Glenwood has a ‘$55 million problem,’ and possible tax solution | PostIndependent.com

Glenwood has a ‘$55 million problem,’ and possible tax solution

In this July file photo, Eighth Street and Cooper Avenue in downtown Glenwood Springs saw milling and a new asphalt overlay. City officials are in early discussions about funding similar street maintenance work in future years via increased sales taxes.
Post Independent file

City of Glenwood Springs officials, with input from the Glenwood Chamber Resort Association’s Community on the Move committee, are debating the feasibility of a streets sales tax ballot question next April as part of the regular municipal election.

On Monday, Glenwood Springs’ Financial Advisory Board (FAB) met with city council members, city staff and Chamber representatives to discuss the possibility.

City Council already went back and forth earlier this year on whether to put a streets tax question on this past November’s ballot, but ultimately decided against it for two reasons.

One, councilors wanted to focus on the passage of Ballot Issues 2A and 6B, which extended property tax support for fire and emergency services for Glenwood Springs and the rural fire district.

And, two, with the fall ballot having already been as long as the number of streets in Glenwood Springs in need of dire repair, asking voters to support another tax on top of those already being posed did not seem wise, the council concluded.

“Right now, we have a half a cent that is dedicated to street maintenance,” City Councilor Jonathan Godes said in a separate interview. “When 60 to 70 percent of our streets are in failure, you cannot chip and seal a failing street.”

According to Matthew Langhorst, Glenwood Springs’ co-director of public works, that half cent currently generates $2.6 million per year.

Langhorst explained that, according to a pavement surface evaluation and rating (PASER) system prepared by an outside consultant, Glenwood’s roadway system held an average PASER rating of four. The scale rates a brand new road with score of 10, while a gravel road receives a one.

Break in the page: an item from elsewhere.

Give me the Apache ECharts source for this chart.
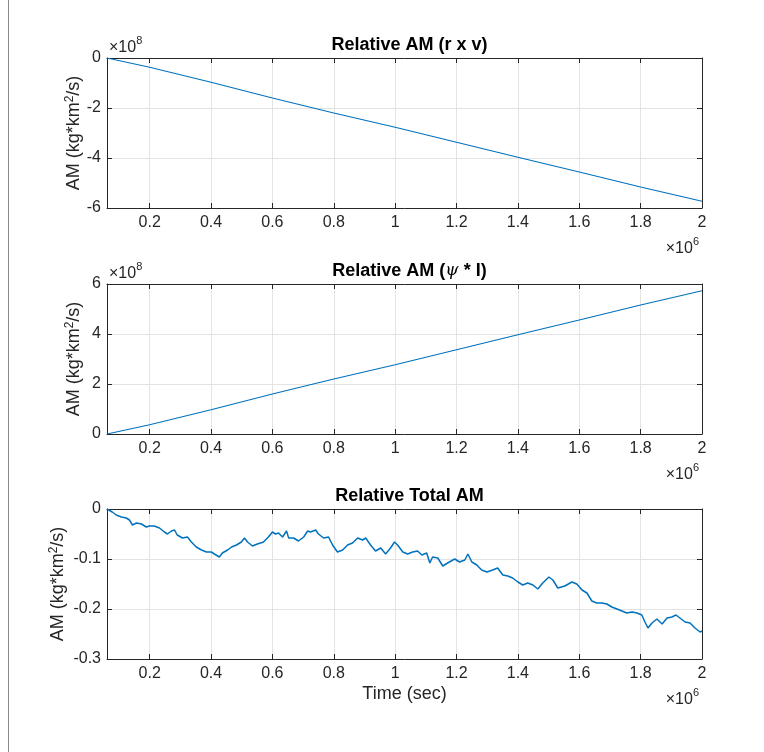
<!DOCTYPE html>
<html><head><meta charset="utf-8">
<script src="https://cdn.jsdelivr.net/npm/echarts@6/dist/echarts.min.js"></script>
<style>html,body{margin:0;padding:0;background:#fff}#c{width:764px;height:752px}</style>
</head><body><div id="c"></div>
<script>
// ---- data (time in units of 1e6 s) ----
const titles = ['Relative AM (r x v)', 'Relative AM ({i|ψ} * I)', 'Relative Total AM'];
const xTicks = [0.2, 0.4, 0.6, 0.8, 1, 1.2, 1.4, 1.6, 1.8, 2];
const tMin = 0.061, tMax = 2;
// r x v (units of 1e8)
const rxvTime = [0.061, 0.2, 0.4, 0.6, 0.8, 1.0, 1.2, 1.4, 1.6, 1.8, 2.0];
const rxvValues = [0, -0.37, -0.97, -1.6, -2.2, -2.77, -3.37, -3.97, -4.56, -5.16, -5.73];
// psi * I (units of 1e8)
const psiTime = [0.061, 0.2, 0.4, 0.6, 0.8, 1.0, 1.2, 1.4, 1.6, 1.8, 2.0];
const psiValues = [0, 0.37, 0.97, 1.6, 2.2, 2.77, 3.37, 3.97, 4.56, 5.16, 5.73];
// total
const totalTime = [0.061,0.078,0.091,0.108,0.124,0.134,0.144,0.157,0.173,0.189,0.199,0.215,0.232,0.248,0.258,0.271,0.281,0.290,0.307,0.323,0.336,0.352,0.369,0.385,0.401,0.411,0.427,0.437,0.454,0.467,0.483,0.499,0.509,0.519,0.535,0.551,0.571,0.587,0.600,0.610,0.620,0.633,0.646,0.653,0.669,0.685,0.702,0.715,0.724,0.741,0.750,0.767,0.783,0.796,0.812,0.829,0.845,0.861,0.878,0.894,0.904,0.920,0.936,0.953,0.969,0.985,0.998,1.008,1.025,1.041,1.057,1.073,1.087,1.103,1.113,1.122,1.139,1.155,1.171,1.194,1.210,1.227,1.237,1.250,1.266,1.282,1.299,1.318,1.334,1.351,1.367,1.383,1.400,1.416,1.432,1.449,1.465,1.481,1.501,1.514,1.530,1.553,1.576,1.592,1.609,1.625,1.641,1.657,1.674,1.690,1.706,1.723,1.739,1.755,1.772,1.788,1.804,1.814,1.824,1.837,1.853,1.870,1.886,1.902,1.915,1.928,1.945,1.961,1.977,1.994,2.000];
const totalValues = [0,-0.006,-0.012,-0.016,-0.018,-0.022,-0.032,-0.028,-0.030,-0.036,-0.034,-0.034,-0.038,-0.046,-0.050,-0.044,-0.042,-0.052,-0.058,-0.056,-0.066,-0.076,-0.082,-0.086,-0.086,-0.090,-0.096,-0.088,-0.082,-0.076,-0.072,-0.066,-0.058,-0.066,-0.074,-0.070,-0.066,-0.056,-0.046,-0.050,-0.048,-0.056,-0.044,-0.058,-0.058,-0.064,-0.056,-0.044,-0.046,-0.042,-0.050,-0.058,-0.056,-0.072,-0.086,-0.082,-0.072,-0.068,-0.058,-0.062,-0.058,-0.072,-0.084,-0.078,-0.090,-0.078,-0.066,-0.072,-0.086,-0.090,-0.086,-0.084,-0.092,-0.088,-0.108,-0.096,-0.098,-0.114,-0.108,-0.100,-0.106,-0.102,-0.090,-0.106,-0.112,-0.122,-0.126,-0.122,-0.118,-0.132,-0.134,-0.138,-0.146,-0.152,-0.148,-0.152,-0.160,-0.148,-0.136,-0.142,-0.158,-0.154,-0.146,-0.150,-0.162,-0.168,-0.184,-0.188,-0.188,-0.190,-0.196,-0.200,-0.204,-0.208,-0.206,-0.208,-0.212,-0.226,-0.238,-0.228,-0.220,-0.230,-0.218,-0.216,-0.212,-0.218,-0.226,-0.228,-0.238,-0.246,-0.244];
const yRanges = [[-6, 0, 2], [0, 6, 2], [-0.3, 0, 0.1]];
const yName = 'AM (kg*km{s|2}/s)';

// ---- styling ----
const FONT = '"Liberation Sans", Arial, Helvetica, sans-serif';
const AX = '#262626', GRIDC = '#e3e3e3', LINE = '#0072BD';
const gridTops = [58, 284, 509];
const nameGaps = [22, 22, 38];
const TICKF = 16, LABF = 18;

const grids = [], xAxes = [], yAxes = [], series = [], titleArr = [], graphics = [];
const pairs = [[rxvTime, rxvValues], [psiTime, psiValues], [totalTime, totalValues]];
const expStyle = (e) => ({text: '{a|×10}{b|' + e + '}', rich: {
  a: {fontSize: TICKF, fontFamily: FONT, fill: AX, padding: [7, 0, 0, 0]},
  b: {fontSize: 11, fontFamily: FONT, fill: AX, padding: [0, 0, 8, 0]}}});
for (let i = 0; i < 3; i++) {
  grids.push({left: 107, width: 595, top: gridTops[i], height: 150});
  const baseX = {type: 'value', gridIndex: i, min: tMin, max: tMax,
    axisLine: {show: true, onZero: false, lineStyle: {color: AX, width: 1}},
    axisTick: {show: true, inside: true, length: 5, customValues: xTicks, lineStyle: {color: AX}}};
  xAxes.push(Object.assign({}, baseX, {position: 'bottom',
    axisLabel: {customValues: xTicks, color: AX, fontSize: TICKF, fontFamily: FONT, margin: 7,
      formatter: v => String(v)},
    splitLine: {show: true, lineStyle: {color: GRIDC, width: 1}},
    name: i === 2 ? 'Time (sec)' : '', nameLocation: 'middle', nameGap: 26,
    nameTextStyle: {color: AX, fontSize: LABF, fontFamily: FONT}}));
  xAxes.push(Object.assign({}, baseX, {position: 'top', axisLabel: {show: false}, splitLine: {show: false}}));
  const [mn, mx, iv] = yRanges[i];
  const baseY = {type: 'value', gridIndex: i, min: mn, max: mx, interval: iv,
    axisLine: {show: true, onZero: false, lineStyle: {color: AX, width: 1}},
    axisTick: {show: true, inside: true, length: 5, lineStyle: {color: AX}}};
  yAxes.push(Object.assign({}, baseY, {position: 'left',
    axisLabel: {color: AX, fontSize: TICKF, fontFamily: FONT, margin: 6,
      formatter: v => String(Math.round(v * 10) / 10)},
    splitLine: {show: true, lineStyle: {color: GRIDC, width: 1}},
    name: yName, nameLocation: 'middle', nameRotate: 90, nameGap: nameGaps[i], nameMoveOverlap: false,
    nameTextStyle: {color: AX, fontFamily: FONT, fontSize: LABF,
      rich: {s: {fontSize: 12, fontFamily: FONT, color: AX, padding: [0, 0, 9, 0]}}}}));
  yAxes.push(Object.assign({}, baseY, {position: 'right', axisLabel: {show: false}, splitLine: {show: false}}));
  series.push({type: 'line', xAxisIndex: 2 * i, yAxisIndex: 2 * i, showSymbol: false, symbol: 'none',
    data: pairs[i][0].map((t, k) => [t, pairs[i][1][k]]),
    lineStyle: {color: LINE, width: i === 2 ? 1.5 : 1.2}, animation: false, z: 3});
  titleArr.push({text: titles[i], left: 404.5, textAlign: 'center', top: gridTops[i] - 27,
    textStyle: {fontFamily: FONT, fontSize: LABF, fontWeight: 'bold', color: '#000',
      rich: {i: {fontFamily: '"DejaVu Serif", serif', fontStyle: 'italic', fontSize: 17, fontWeight: 'normal', color: '#000'}}}});
  if (i < 2) {
    graphics.push({type: 'text', left: 109, top: gridTops[i] - 23, style: expStyle(8)});
  }
  graphics.push({type: 'text', right: 65, top: gridTops[i] + 178, style: expStyle(6)});
}
graphics.push({type: 'line', shape: {x1: 8.5, y1: 0, x2: 8.5, y2: 752}, style: {stroke: '#8a8a8a', lineWidth: 1}});

const chart = echarts.init(document.getElementById('c'), null, {renderer: 'canvas'});
chart.setOption({
  backgroundColor: '#fff', animation: false,
  title: titleArr, grid: grids, xAxis: xAxes, yAxis: yAxes, series: series, graphic: graphics
});
</script></body></html>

“Each year that roadways are not treated, they drop a PASER level,” Langhorst said. “Once you hit a three or below, you are in a full reconstruction, where as a five you may be able to do simpler mill and overlay.”

He explained that Glenwood Springs has 6.5 million square feet of pavement to maintain, and with the current funding amounts the average PASER level of 4 will only improve year over year by a very small amount.

“From the FAB board meeting … it appears that we are looking at an additional 0.75 percent tax on top of the existing 0.5 percent, but this will need to be brought back to council with a formal discussion and vote,” Langhorst added.

Additionally, earlier this summer, Frederick Polls surveyed Glenwood Springs’ voters asking a melting pot of questions, including how residents felt about the condition of the city’s streets and whether or not the community had an appetite for a sales tax increase to the tune of half or three-quarters of a cent, “with all the new money going to fix, repair and upgrade city streets?”

Out of the 225 respondents for that specific question, 69 percent said they would vote “yes” for the half-cent increase, while 29 percent said they would vote “no,” and 2 percent did not know whether they would favor it, or not.

When asked if they would support a three-fourths cent sales tax increase, 61 percent of voters replied “yes,” 36 percent replied “no,” and 3 percent were unsure.

“It is a 55-million-dollar problem, and every year that we put it off has been another year where another street has gone from fair to poor to failing,” Godes said. “I am in support of a three-quarter cent [street sales tax] because a half a cent does not address the needs.”

The same study illustrated that 57 percent of those polled held a negative view of the city’s streets, a statistic corroborated by Glenwood City Councilor Jim Ingraham.

“Just in terms of input that I get, it is almost universal,” Ingraham said at Monday’s FAB meeting. “People want the streets fixed.”

Arguing how tourists would fund a majority of the money that would go toward repairing neighborhood streets, Godes said of the three-fourths cent sales tax, “70 percent of this tax is paid by people who live outside the 81601 area code. It is as close to a free ride as we are going to get,” he said.